A "business improvement order" does not sound much, but it is considered to be a punishment, falling just short of prosecution only because it had not been caused by a deliberate breach of law. The scheme was implemented a few years ago to better control the financial sector by the government, to display it as a whip, hoping that it would not be needed to use it.

The order has clearly stated that the system trouble was caused not only from the evident computer program errors and handling mistakes by clerks, the important element behind all the trouble was the lack of effective corporate management.

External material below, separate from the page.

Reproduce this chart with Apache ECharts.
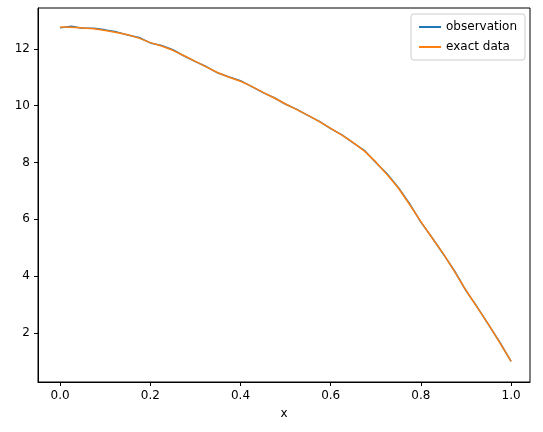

Indeed, it surprised many when it was announced by the three banks then, The Dai-Ichi Kangyo Bank, The Fuji Bank, and The Industrial Bank of Japan, that when they initially formed a holding company, the three CEO's of three merging banks would be the CEO's, yes three CEO's, of the holding company. Having three persons as such obviously defeats and challenges the concept of Chief Executive Officer, and it made quite a number of people uneasy, becoming suspicious of where the leadership is and the responsibility lies in the new organization.

It has become clear, after it was reported by the FSA, that the fear had in fact materialized at Mizuho Group. It was said from the outset that the most difficult task for a successful merger was to consolidate the spirit of the officers and employees of merging banks. The issue was not imaginary, as it had a number of precedence, of which the most notable being the experience of one of the merging banks. Dai-Ichi Kangyo Bank, which itself was a product of a merger of quarter of a century ago, had at the time set up two separate personnel departments within the merged bank, one to take care of the employees of an old banks, Dai-Ichi Bank, and the other to look after those of another, Nippon Kangyo Bank. The astonishing part is that they had to maintain the two nominally and practically separate personnel departments for two decades, until no one with the experience of either of the two old banks were working any longer.

However, almost every story leaking out of Mizuho in its primary stage was indicating that the officers of three merging banks were fighting vigorously to protect and expand their own turf within the new organization.

It has been pointed out in a number of commentaries that the trouble could have been avoided if a senior officer akin to that of Chief Information Officer were appointed to supervise that segment of merger. It might be so, but the problem was exactly that the sort of authority had not been able to be established due to the conflicts among the three organizations at every level of hierarchy.

The incident has provided a good case for study in corporate governance, or a misgovernance, especially of Japanese corporations.